Recently he needed to hire a designer so put up an ad. Coincidentally, he also needed a new duty manager for his Auckland inner-city bar. Both ads went up on Seek at the same time. Both jobs were for the same salary. In a week and a half he had 12 applicants for the duty manager’s job and in three days had 428 applicants for the designer’s job.

The ad Hunt wrote was funny and clever and creative. A creative ad for a creative job. He had four responses saying they liked the ad so much they would work for free. He had three responses from people who weren’t even designers saying they liked the ad so much they would take a job anywhere else in the company, making coffee or doing anything.

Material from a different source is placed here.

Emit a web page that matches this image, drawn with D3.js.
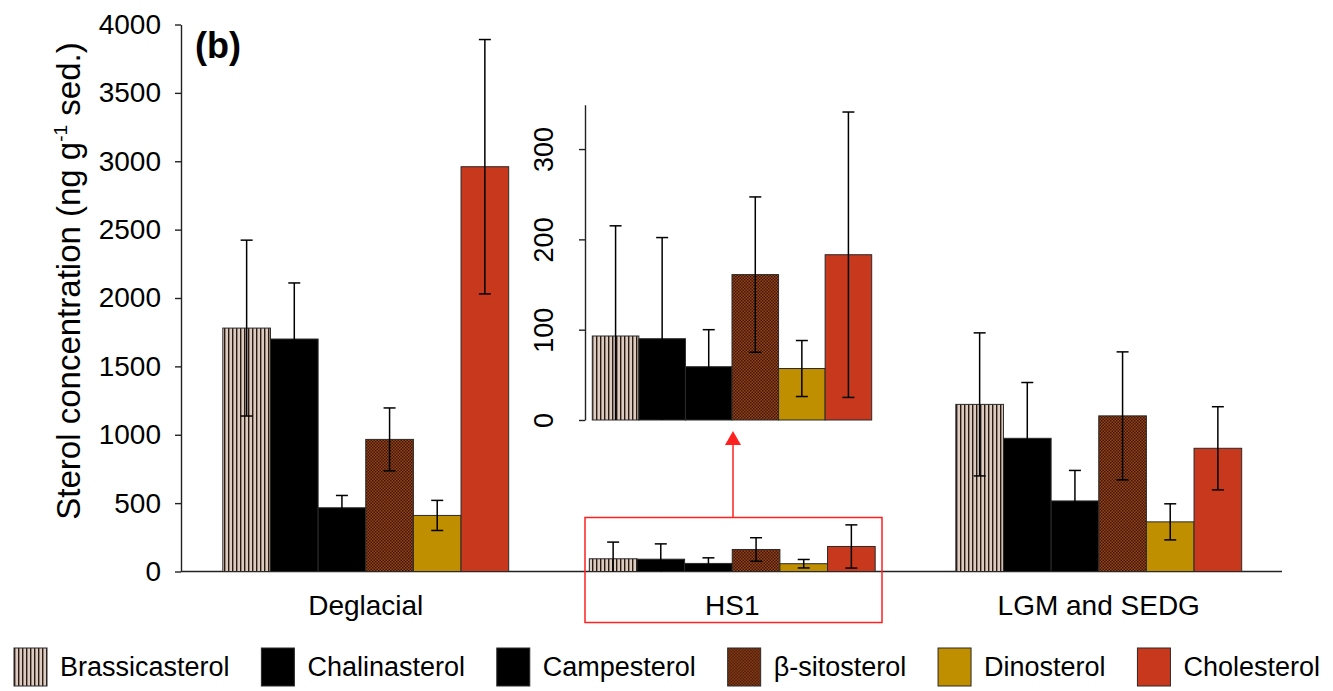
<!DOCTYPE html>
<html>
<head>
<meta charset="utf-8">
<script src="https://cdn.jsdelivr.net/npm/d3@7"></script>
<style>
  body { margin: 0; background: #fff; }
  svg { display: block; font-family: "Liberation Sans", Arial, sans-serif; }
</style>
</head>
<body>
<svg width="1333" height="691"></svg>
<script>
//-- data --//
const groups = ["Deglacial", "HS1", "LGM and SEDG"];
const sterols = ["Brassicasterol", "Chalinasterol", "Campesterol", "β-sitosterol", "Dinosterol", "Cholesterol"];
const deglacial    = [1780, 1700, 466, 966, 410, 2960];
const deglacialErr = [643, 410, 90, 230, 110, 930];
const hs1          = [93, 90, 59, 161, 57, 183];
const hs1Err       = [122, 112, 41, 86, 31, 158];
const lgm          = [1222, 974, 516, 1138, 363, 901];
const lgmErr       = [523, 408, 223, 468, 132, 304];
const yTicks = [0, 500, 1000, 1500, 2000, 2500, 3000, 3500, 4000];
const insetTicks = [0, 100, 200, 300];

const values = [deglacial, hs1, lgm];
const errors = [deglacialErr, hs1Err, lgmErr];
const rows = groups.flatMap((g, i) => sterols.map((s, j) => ({group: g, key: s, value: values[i][j], err: errors[i][j]})));

const fills = {
  "Brassicasterol": "url(#stripes)",
  "Chalinasterol": "#000",
  "Campesterol": "#000",
  "β-sitosterol": "url(#checks)",
  "Dinosterol": "#c08f00",
  "Cholesterol": "#c8381d"
};

const svg = d3.select("svg");

//-- patterns --//
const defs = svg.append("defs");
const stripes = defs.append("pattern").attr("id", "stripes")
    .attr("patternUnits", "userSpaceOnUse").attr("width", 4).attr("height", 4);
stripes.append("rect").attr("width", 4).attr("height", 4).attr("fill", "#dccbc0");
stripes.append("rect").attr("width", 1.4).attr("height", 4).attr("fill", "#2a1a12");

const checks = defs.append("pattern").attr("id", "checks")
    .attr("patternUnits", "userSpaceOnUse").attr("width", 3).attr("height", 3);
checks.append("rect").attr("width", 3).attr("height", 3).attr("fill", "#9a4418");
checks.append("rect").attr("width", 1.5).attr("height", 1.5).attr("fill", "#3a1506");
checks.append("rect").attr("x", 1.5).attr("y", 1.5).attr("width", 1.5).attr("height", 1.5).attr("fill", "#3a1506");

//-- scales --//
const x = d3.scaleBand().domain(groups).range([182.5, 1282]).paddingInner(0.22).paddingOuter(0.11);
const xs = d3.scaleBand().domain(sterols).range([0, x.bandwidth()]);
const y = d3.scaleLinear().domain([0, 4000]).range([571.5, 24.5]);

//-- y axis --//
const yAxis = svg.append("g")
    .attr("transform", "translate(181,0)")
    .call(d3.axisLeft(y).tickValues(yTicks).tickFormat(d3.format("d")).tickSize(6).tickSizeOuter(0).tickPadding(14));
yAxis.selectAll("text").attr("font-size", 28).attr("font-family", "Liberation Sans, Arial").attr("fill", "#000");
yAxis.selectAll("line, path").attr("stroke", "#222").attr("stroke-width", 1.4);

svg.append("text")
    .attr("transform", "translate(80,281) rotate(-90)")
    .attr("text-anchor", "middle")
    .attr("font-size", 33)
    .call(t => {
      t.append("tspan").text("Sterol concentration (ng g");
      t.append("tspan").attr("font-size", 19).attr("dy", -13).text("-1");
      t.append("tspan").attr("dy", 13).text(" sed.)");
    });

svg.append("text")
    .attr("x", 195).attr("y", 58)
    .attr("font-size", 36).attr("font-weight", "bold")
    .text("(b)");

//-- x axis --//
svg.append("line")
    .attr("x1", 181).attr("x2", x.range()[1])
    .attr("y1", y(0)).attr("y2", y(0))
    .attr("stroke", "#222").attr("stroke-width", 1.4);

svg.append("g").selectAll("text")
    .data(groups).join("text")
    .attr("x", d => x(d) + x.bandwidth() / 2)
    .attr("y", 615)
    .attr("text-anchor", "middle")
    .attr("font-size", 28)
    .text(d => d);

//-- bars --//
function drawBars(g, data, xg, yy, x0) {
  g.selectAll("rect.bar")
    .data(data).join("rect").attr("class", "bar")
    .attr("x", d => x0(d) + xg(d.key))
    .attr("y", d => yy(d.value))
    .attr("width", xg.bandwidth())
    .attr("height", d => yy(0) - yy(d.value))
    .attr("fill", d => fills[d.key])
    .attr("stroke", "#2a2a2a").attr("stroke-width", 1);

  const eb = g.selectAll("g.err").data(data).join("g").attr("class", "err")
      .attr("transform", d => `translate(${x0(d) + xg(d.key) + xg.bandwidth() / 2},0)`)
      .attr("stroke", "#000").attr("stroke-width", 1.5);
  eb.append("line")
    .attr("y1", d => yy(Math.max(0, d.value - d.err)))
    .attr("y2", d => yy(d.value + d.err));
  eb.append("line").attr("x1", -6).attr("x2", 6)
    .attr("y1", d => yy(d.value + d.err)).attr("y2", d => yy(d.value + d.err));
  eb.filter(d => d.value - d.err > 0).append("line").attr("x1", -6).attr("x2", 6)
    .attr("y1", d => yy(d.value - d.err)).attr("y2", d => yy(d.value - d.err));
}

drawBars(svg.append("g"), rows, xs, y, d => x(d.group));

//-- inset for HS1 --//
const xi = d3.scaleBand().domain(sterols).range([592.3, 871.7]);
const yi = d3.scaleLinear().domain([0, 349]).range([420, 104.8]);

const insetAxis = svg.append("g")
    .attr("transform", "translate(585,0)")
    .call(d3.axisLeft(yi).tickValues(insetTicks).tickSize(6).tickSizeOuter(0));
insetAxis.selectAll("line, path").attr("stroke", "#222").attr("stroke-width", 1.4);
insetAxis.selectAll("text")
    .attr("x", null).attr("dy", null)
    .attr("transform", "translate(-32,0) rotate(-90)")
    .attr("text-anchor", "middle")
    .attr("font-size", 27).attr("fill", "#000");

drawBars(svg.append("g"), rows.filter(d => d.group === "HS1"), xi, yi, () => 0);

//-- red highlight --//
svg.append("rect")
    .attr("x", 585).attr("y", 517.5)
    .attr("width", 297).attr("height", 105)
    .attr("fill", "none").attr("stroke", "#ff2020").attr("stroke-width", 1.5);
svg.append("line")
    .attr("x1", 733).attr("x2", 733).attr("y1", 517.5).attr("y2", 444)
    .attr("stroke", "#ff2020").attr("stroke-width", 1.5);
svg.append("path")
    .attr("d", d3.line()([[725, 445], [741, 445], [733, 431]]) + "Z")
    .attr("fill", "#ff2020");

//-- legend --//
const legend = svg.append("g");
const items = legend.selectAll("g").data(sterols).join("g");
items.append("rect")
    .attr("width", 33).attr("height", 38).attr("y", 648)
    .attr("fill", d => fills[d])
    .attr("stroke", "#2a2a2a").attr("stroke-width", 1);
items.append("text")
    .attr("x", 46).attr("y", 676)
    .attr("font-size", 27)
    .text(d => d);

const widths = items.nodes().map(n => 46 + n.querySelector("text").getComputedTextLength());
const gap = (1320 - 14 - d3.sum(widths)) / (sterols.length - 1);
let cx = 14;
items.each(function(d, i) {
  d3.select(this).attr("transform", `translate(${cx},0)`);
  cx += widths[i] + gap;
});
</script>
</body>
</html>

As for the rest of them, “the state of those 400 odd, the quality of the designers that are being produced at media design school is pretty fucking average,” he says. “They all produce the same style, the same stuff. One of the ones I opened up and this girl was like, ‘oh, I designed Ralph Hotere’s book about his life painting’. Then I opened up about 10 more of people who had designed Ralph Hotere’s book and it was a project at media design school. A class project so everyone had to design one. And the thing that made me the absolute angriest, not one them declared that it was a project and not an actual brief and produced book. That’s ethics 101.”

Out of 428 applications in three days, Hunt says he could count on the fingers of one hand the number of applicants who put in a creative application for a creative job.

“That seems like the saddest thing in the world to me for this industry,” he says.